Divorce can be taxing — in more ways than one. There’s no doubt that dividing up financial and physical assets, negotiating spousal support, making arrangements for the care and support of children, dealing with the family home, and making the myriad other decisions involved in splitting up a marital partnership can be physically and emotionally draining. However, as tax professionals are well aware, each and every one of those decisions can have significant tax consequences that must be factored into the equation.
And starting in 2019, that equation changes dramatically. Moreover, that’s true not just for taxpayers who are currently in the throes of a divorce, but also for taxpayers who have been divorced for years and even for those who are happily married. For example, a divorced couple may have made decisions about spousal support and other financial matters based on tax assumptions that no longer apply. Similarly, a happily married couple may have entered into a prenuptial agreement that no longer makes “tax sense.”
Key Tax Change for Tax Year 2019
Under longstanding tax law rules, alimony has been deductible above-the-line by the payor and included in income by the payee. However, starting in 2019, the 2017 Tax Cuts and Jobs Act reverses the rules: Effective for divorce or separation agreements executed after 2018, alimony is nondeductible by the payor and is not included in income by the payee [IRC Secs. 71, 215 repealed].
The key — and most obvious— impact of the new alimony rules is to increase the overall tax bite on income used to pay alimony. Because alimony is generally payable by the higher-income spouse, the deduction/inclusion rule of prior law generally shifted income from the payor spouse’s high tax bracket to the payee spouse’s lower tax bracket, resulting in net overall tax savings.
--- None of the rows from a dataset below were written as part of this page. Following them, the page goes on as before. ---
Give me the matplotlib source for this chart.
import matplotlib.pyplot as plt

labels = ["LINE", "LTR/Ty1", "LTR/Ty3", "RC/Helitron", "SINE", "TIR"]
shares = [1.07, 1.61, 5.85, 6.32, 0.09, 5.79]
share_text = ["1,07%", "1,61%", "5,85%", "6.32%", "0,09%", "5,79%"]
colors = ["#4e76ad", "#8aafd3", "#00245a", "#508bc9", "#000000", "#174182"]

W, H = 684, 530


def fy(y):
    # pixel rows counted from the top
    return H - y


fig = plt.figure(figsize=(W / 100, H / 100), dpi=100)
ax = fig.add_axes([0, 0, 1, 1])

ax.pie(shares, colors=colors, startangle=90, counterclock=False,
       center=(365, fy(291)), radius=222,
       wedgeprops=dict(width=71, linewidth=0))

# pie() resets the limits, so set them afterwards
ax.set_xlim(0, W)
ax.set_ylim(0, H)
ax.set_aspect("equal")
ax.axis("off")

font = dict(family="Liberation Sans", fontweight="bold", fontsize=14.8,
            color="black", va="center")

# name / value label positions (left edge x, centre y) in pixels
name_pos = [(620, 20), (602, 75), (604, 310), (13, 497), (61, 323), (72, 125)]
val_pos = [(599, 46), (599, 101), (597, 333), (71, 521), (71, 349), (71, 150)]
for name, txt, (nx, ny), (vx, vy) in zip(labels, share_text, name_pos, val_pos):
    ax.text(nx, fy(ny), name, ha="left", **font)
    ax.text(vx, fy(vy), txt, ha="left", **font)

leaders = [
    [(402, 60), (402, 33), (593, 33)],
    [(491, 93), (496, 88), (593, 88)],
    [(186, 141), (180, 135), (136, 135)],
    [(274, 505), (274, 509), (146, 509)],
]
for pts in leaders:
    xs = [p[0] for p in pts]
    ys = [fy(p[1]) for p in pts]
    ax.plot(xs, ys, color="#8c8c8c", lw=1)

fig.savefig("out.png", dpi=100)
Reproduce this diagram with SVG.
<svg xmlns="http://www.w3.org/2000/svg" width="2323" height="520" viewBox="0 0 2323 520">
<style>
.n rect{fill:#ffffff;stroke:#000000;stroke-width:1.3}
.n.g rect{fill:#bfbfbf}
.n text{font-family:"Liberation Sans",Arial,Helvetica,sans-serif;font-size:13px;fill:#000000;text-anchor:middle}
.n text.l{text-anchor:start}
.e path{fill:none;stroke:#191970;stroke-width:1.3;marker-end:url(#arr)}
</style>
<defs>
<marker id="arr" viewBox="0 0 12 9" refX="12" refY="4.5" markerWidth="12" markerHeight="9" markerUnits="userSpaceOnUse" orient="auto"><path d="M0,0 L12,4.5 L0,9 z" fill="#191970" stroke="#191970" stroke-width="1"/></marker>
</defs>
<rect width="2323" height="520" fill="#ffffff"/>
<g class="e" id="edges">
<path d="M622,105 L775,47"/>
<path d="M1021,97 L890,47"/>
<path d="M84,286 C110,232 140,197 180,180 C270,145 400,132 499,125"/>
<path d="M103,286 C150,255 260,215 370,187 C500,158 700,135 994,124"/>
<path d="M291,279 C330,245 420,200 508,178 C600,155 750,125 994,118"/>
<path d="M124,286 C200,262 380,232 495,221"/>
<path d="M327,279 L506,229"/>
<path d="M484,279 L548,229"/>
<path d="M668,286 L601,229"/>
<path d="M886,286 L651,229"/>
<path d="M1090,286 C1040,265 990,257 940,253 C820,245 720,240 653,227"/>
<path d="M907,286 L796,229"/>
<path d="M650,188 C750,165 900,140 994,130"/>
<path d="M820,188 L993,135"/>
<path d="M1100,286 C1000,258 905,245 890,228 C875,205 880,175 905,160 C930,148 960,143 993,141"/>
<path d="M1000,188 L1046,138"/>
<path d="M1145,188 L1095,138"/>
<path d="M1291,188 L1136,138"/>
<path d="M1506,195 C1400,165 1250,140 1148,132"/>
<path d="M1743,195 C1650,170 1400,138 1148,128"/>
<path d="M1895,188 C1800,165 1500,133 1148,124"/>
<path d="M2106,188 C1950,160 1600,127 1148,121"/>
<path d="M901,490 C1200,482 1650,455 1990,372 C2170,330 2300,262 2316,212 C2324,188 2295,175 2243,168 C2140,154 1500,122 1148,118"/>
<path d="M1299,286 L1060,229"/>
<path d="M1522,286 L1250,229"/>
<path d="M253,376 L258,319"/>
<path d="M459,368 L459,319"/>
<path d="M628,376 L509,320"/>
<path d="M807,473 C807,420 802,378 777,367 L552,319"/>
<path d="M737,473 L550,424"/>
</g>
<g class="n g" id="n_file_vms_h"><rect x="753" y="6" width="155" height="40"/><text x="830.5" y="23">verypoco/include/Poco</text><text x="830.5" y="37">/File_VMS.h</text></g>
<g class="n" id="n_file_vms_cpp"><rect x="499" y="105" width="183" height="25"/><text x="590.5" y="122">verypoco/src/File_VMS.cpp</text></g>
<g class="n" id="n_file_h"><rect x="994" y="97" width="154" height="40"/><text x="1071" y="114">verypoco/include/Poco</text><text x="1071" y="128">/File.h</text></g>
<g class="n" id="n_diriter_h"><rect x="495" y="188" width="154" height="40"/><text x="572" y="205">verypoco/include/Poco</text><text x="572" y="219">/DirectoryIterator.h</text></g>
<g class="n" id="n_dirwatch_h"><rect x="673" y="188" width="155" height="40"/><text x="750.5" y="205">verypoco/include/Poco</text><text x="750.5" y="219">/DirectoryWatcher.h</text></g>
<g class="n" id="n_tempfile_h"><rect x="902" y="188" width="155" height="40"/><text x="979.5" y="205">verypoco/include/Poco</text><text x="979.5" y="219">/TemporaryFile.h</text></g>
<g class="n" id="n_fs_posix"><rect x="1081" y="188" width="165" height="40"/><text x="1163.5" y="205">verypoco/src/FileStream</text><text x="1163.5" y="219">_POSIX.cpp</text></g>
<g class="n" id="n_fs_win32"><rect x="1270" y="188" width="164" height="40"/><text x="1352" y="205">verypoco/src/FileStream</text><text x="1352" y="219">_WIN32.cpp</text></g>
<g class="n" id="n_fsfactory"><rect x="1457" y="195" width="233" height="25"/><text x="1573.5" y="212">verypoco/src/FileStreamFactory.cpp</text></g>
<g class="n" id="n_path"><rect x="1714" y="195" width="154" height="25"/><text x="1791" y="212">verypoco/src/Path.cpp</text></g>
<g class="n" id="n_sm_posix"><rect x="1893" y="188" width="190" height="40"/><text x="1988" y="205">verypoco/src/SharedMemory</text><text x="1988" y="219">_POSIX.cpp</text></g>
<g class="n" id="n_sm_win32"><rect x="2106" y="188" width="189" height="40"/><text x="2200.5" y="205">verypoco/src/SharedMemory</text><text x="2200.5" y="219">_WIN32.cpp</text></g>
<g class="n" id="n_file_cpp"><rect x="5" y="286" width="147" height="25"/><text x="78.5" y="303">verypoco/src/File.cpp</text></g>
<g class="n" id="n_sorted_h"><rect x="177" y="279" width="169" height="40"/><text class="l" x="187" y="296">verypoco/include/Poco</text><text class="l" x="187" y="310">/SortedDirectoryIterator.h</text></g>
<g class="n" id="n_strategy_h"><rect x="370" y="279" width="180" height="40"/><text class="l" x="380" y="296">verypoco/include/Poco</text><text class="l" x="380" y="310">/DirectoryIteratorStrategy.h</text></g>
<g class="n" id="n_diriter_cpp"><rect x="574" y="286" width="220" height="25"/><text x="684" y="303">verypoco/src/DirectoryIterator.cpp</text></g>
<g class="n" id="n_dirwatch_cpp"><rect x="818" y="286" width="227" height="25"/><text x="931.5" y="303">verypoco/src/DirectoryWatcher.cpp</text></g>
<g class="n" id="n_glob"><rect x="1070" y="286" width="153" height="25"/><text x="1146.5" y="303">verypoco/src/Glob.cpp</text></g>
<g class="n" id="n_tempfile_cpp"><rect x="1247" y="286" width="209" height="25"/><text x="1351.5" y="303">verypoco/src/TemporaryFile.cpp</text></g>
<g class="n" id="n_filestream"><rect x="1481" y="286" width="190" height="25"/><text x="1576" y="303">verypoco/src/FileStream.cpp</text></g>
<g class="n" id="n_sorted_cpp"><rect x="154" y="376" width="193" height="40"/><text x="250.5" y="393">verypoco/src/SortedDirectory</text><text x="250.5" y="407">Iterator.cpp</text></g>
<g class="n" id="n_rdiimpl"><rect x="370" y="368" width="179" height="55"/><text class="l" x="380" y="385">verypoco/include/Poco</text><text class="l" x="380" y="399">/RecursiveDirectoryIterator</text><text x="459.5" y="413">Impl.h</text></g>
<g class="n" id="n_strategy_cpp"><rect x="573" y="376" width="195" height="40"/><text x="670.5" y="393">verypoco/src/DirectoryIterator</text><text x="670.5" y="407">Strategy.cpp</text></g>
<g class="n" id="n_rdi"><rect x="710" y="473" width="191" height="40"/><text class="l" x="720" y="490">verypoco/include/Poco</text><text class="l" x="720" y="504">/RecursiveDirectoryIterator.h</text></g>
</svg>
Jane and John Doe divorced in 2018. Under their divorce agreement, John must pay Jane $50,000 each year in alimony. Since the Doe’s divorced before 2019, the alimony payments are deductible by John and income to Jane. John earns a hefty salary that puts him in the top 37 percent bracket for 2019, while Jane’s income puts her in the 22 percent bracket. Therefore, the alimony deduction saves John $18,500 in taxes, while costing Jane $11,000.
Assume the same facts as Example 1, except the Does divorce in 2019. Under the new rules, the $50,000 is not deductible by John. Therefore, he will pay $18,500 of tax on the income used to make the payments. On the other hand, since the $50,000 in alimony is not includable in Jane’s income, her tax cost will be $0.
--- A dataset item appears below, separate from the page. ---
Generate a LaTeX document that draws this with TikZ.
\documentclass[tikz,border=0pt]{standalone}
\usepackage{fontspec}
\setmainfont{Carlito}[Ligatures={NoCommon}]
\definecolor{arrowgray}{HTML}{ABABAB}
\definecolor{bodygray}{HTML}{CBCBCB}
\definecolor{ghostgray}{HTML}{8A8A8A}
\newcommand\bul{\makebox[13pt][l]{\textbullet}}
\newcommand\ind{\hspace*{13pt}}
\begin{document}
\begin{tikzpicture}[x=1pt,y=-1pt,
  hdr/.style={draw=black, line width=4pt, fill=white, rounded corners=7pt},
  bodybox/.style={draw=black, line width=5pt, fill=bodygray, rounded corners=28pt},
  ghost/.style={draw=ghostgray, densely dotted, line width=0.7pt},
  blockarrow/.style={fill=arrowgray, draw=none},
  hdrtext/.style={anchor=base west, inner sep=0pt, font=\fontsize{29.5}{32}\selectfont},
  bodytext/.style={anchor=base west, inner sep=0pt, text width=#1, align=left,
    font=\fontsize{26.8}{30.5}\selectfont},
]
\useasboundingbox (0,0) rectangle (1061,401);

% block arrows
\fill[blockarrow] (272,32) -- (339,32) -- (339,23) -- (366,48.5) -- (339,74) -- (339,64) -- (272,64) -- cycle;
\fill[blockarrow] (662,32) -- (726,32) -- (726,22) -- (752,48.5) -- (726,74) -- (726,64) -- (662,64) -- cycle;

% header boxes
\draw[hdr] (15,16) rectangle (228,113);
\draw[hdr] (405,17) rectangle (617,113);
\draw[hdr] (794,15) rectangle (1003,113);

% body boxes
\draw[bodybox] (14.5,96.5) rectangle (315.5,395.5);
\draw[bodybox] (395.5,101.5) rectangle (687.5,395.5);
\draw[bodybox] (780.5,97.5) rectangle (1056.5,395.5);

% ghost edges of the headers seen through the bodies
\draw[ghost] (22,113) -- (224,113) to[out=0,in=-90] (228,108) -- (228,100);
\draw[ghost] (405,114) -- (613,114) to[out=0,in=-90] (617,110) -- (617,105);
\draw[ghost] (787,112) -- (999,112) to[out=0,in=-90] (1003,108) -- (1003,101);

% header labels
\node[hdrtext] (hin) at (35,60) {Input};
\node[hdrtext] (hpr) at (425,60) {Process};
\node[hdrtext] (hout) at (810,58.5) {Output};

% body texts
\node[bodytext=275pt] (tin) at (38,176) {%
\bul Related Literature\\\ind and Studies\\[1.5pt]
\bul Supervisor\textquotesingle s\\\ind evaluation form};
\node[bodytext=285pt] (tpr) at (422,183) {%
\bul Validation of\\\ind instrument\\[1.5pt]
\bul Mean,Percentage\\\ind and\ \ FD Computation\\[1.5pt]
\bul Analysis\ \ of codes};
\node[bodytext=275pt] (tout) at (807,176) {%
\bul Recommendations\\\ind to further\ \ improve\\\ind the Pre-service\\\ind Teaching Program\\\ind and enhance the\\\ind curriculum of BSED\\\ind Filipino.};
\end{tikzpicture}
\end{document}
Bottom line: The shifting of the tax burden on the alimony payments from Jane to Joe results in a net tax increase of $7,500.
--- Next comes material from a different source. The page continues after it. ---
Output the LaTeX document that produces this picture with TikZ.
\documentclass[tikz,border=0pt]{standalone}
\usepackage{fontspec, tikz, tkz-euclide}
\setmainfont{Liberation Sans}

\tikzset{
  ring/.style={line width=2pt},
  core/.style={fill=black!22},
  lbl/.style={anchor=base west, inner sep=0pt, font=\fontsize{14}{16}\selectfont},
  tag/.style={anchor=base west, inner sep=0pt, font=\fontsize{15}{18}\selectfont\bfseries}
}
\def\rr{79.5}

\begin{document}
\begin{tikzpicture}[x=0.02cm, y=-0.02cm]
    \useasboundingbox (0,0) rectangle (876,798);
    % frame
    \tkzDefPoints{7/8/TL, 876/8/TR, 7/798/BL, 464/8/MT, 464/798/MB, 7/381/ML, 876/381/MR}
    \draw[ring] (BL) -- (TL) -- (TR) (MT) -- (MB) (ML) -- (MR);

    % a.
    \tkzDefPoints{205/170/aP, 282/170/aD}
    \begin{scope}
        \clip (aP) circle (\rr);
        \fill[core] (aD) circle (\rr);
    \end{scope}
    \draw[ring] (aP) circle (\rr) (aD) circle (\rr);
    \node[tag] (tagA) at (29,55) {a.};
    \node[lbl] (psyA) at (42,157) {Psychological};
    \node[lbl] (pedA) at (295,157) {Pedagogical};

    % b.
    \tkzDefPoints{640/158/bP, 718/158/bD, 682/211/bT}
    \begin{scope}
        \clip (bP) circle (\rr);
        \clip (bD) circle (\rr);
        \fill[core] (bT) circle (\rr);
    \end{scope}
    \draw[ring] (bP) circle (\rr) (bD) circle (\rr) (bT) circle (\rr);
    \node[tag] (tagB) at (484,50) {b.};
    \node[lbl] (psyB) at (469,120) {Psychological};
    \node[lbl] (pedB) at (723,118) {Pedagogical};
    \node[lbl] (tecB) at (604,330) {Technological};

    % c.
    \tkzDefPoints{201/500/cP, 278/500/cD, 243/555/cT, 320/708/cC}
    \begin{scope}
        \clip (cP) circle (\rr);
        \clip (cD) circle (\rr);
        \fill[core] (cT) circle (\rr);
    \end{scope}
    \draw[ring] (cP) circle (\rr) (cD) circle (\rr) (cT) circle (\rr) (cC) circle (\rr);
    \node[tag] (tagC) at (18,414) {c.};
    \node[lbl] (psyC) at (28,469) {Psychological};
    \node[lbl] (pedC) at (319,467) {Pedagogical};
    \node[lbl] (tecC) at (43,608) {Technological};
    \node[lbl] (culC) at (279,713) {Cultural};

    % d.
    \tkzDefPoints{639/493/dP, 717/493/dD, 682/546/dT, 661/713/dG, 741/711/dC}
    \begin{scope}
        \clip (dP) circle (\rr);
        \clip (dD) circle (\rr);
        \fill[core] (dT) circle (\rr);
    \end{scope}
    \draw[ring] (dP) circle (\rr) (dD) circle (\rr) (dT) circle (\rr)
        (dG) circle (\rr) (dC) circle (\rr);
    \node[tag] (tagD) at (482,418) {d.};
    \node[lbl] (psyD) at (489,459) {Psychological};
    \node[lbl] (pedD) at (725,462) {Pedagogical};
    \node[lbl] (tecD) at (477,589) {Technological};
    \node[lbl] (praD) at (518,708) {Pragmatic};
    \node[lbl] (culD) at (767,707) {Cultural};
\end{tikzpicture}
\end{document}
Relative tax rates don’t tell the whole story, however. While the alimony deduction/inclusion rule remains in effect for couples who divorced prior to 2019, other changes made by tax reform the 2017 Tax Cuts and Jobs Act may alter the bottom line. For example, the spouse’s relative tax rates may have shifted under the new law’s tax rate schedules. Moreover, alimony that is included in income by the payee spouse may be sheltered from income by the increased standard deduction.
In addition, by shifting alimony income from the payee to the payor spouse, the new law increases the adjusted gross income (AGI) of the payor and correspondingly decreases the AGI of the payee. This, in turn, may affect the tax deductions and credits available to the former spouses.
Key point: Clearly, newly divorcing taxpayers will need to bone up on this new tax math. However, couples whose current divorce settlements were based on prior tax law assumptions may want to renegotiate — especially if the divorce was an amicable one. And couples with prenuptial agreements should consider reviewing them now to avoid disagreements down the road.
Couples who choose to renegotiate pre-2019 divorce agreement have a choice: They can stick with the old rules or switch to the new. The law provides that the repeal of the deduction for alimony paid and income exclusion for alimony received will apply to a divorce or separation agreement that is modified after Dec. 31, 2018 — but only if the modification expressly provides that the new rules apply to the modification.